In a 1790 letter to Rhode Island Jewish leader Moses Seixas, President George Washington responded to Seixas’s concerns about Jewish persecution, assuring him that America “gives to bigotry no sanction, to persecution no assistance, [and] requires only that they who live under its protection should demean themselves as good citizens.” Historians have typically identified this letter as a symbol of American Jewish exceptionalism, the idea that Jewish life in the United States has been qualitatively distinct from, indeed better than, Jewish life in Europe.

Undergirding this idea is the claim that antisemitism has been a relatively minor force in American Jewish life. In this volume, Britt P. Tevis upends this narrative to reveal various manifestations of Jewish inequality in American history, highlighting the ways that Jews have encountered limited civil and political rights.  

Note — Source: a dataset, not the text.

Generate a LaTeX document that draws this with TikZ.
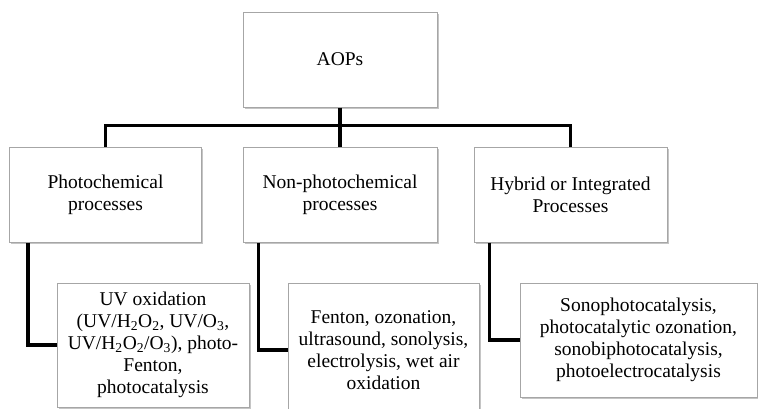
\documentclass[tikz,border=0pt]{standalone}
\usepackage{fontspec}
\setmainfont{Liberation Serif}
\usepackage{tikz}
\usetikzlibrary{positioning,shadows}
\tikzset{procbox/.style={
		draw=gray!70, line width=1pt, fill=white, align=center,
		drop shadow={opacity=0.45, shadow xshift=1.5pt, shadow yshift=-1.5pt},
		font=\fontsize{19.5}{22}\selectfont, inner sep=2pt
	},
	link/.style={line width=3.4pt}
}

\begin{document}
\begin{tikzpicture}[x=1pt, y=-1pt]
	\fill[white] (0,0) rectangle (758,408);
	\useasboundingbox (0,0) rectangle (758,408);
	
	\node[procbox, minimum width=194pt, minimum height=95pt] (aop) at (340, 59.5) {AOPs};
	
	\node[procbox, minimum width=192pt, minimum height=95pt] (photo) at (105.5, 194.5) {Photochemical\\processes};
	\node[procbox, minimum width=194pt, minimum height=95pt] (nonphoto) at (340, 194.5) {Non-photochemical\\processes};
	\node[procbox, minimum width=193pt, minimum height=95pt] (hybrid) at (570.5, 194.5) {Hybrid or Integrated\\Processes};
	
	\node[procbox, minimum width=192pt, minimum height=124pt] (leafphoto) at (153, 345) {UV oxidation\\(UV/H\textsubscript{2}O\textsubscript{2}, UV/O\textsubscript{3},\\UV/H\textsubscript{2}O\textsubscript{2}/O\textsubscript{3}), photo-\\Fenton,\\photocatalysis};
	\node[procbox, minimum width=191pt, minimum height=134pt] (leafnon) at (383.5, 350) {Fenton, ozonation,\\ultrasound, sonolysis,\\electrolysis, wet air\\oxidation};
	\node[procbox, minimum width=237pt, minimum height=114pt] (leafhyb) at (638.5, 340) {Sonophotocatalysis,\\photocatalytic ozonation,\\sonobiphotocatalysis,\\photoelectrocatalysis};
	
	\draw[link] (aop.south) -- ++(0, 18) coordinate (fork);
	\draw[link] (photo.north) |- (fork) -| (hybrid.north);
	\draw[link] (fork) -- (nonphoto.north);
	
	\draw[link] ([xshift=19pt]photo.south west) |- (leafphoto.west);
	\draw[link] ([xshift=16pt]nonphoto.south west) |- (leafnon.west);
	\draw[link] ([xshift=16pt]hybrid.south west) |- (leafhyb.west);
\end{tikzpicture}
\end{document}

Using a remarkable array of primary sources, Tevis traces the history of antisemitism in the United States from 1654 to 2024. Comprising government reports, judicial decisions, correspondence, advertisements, cartoons, social media posts, and more, this documentary reader presents examples of antisemitism in nine overlapping categories: church and state, disenfranchisement, racialization, defamation, antisemitism and anti-Black racism, immigration and citizenship, exclusion and segregation, violence, and anti-Zionism. Tevis also shows how Jews have reacted to instances of inequality and have negotiated their place in America, both as individuals and as a community.   
    
Collectively, these documents expose readers to the underexplored history of anti-Jewish discrimination in America, and the ways that Jews have championed and defended American ideals in the face of inequality.

Britt P. Tevis, J.D./Ph.D., is assistant professor of history and the Phyllis Backer Professor of Jewish Studies at Syracuse University.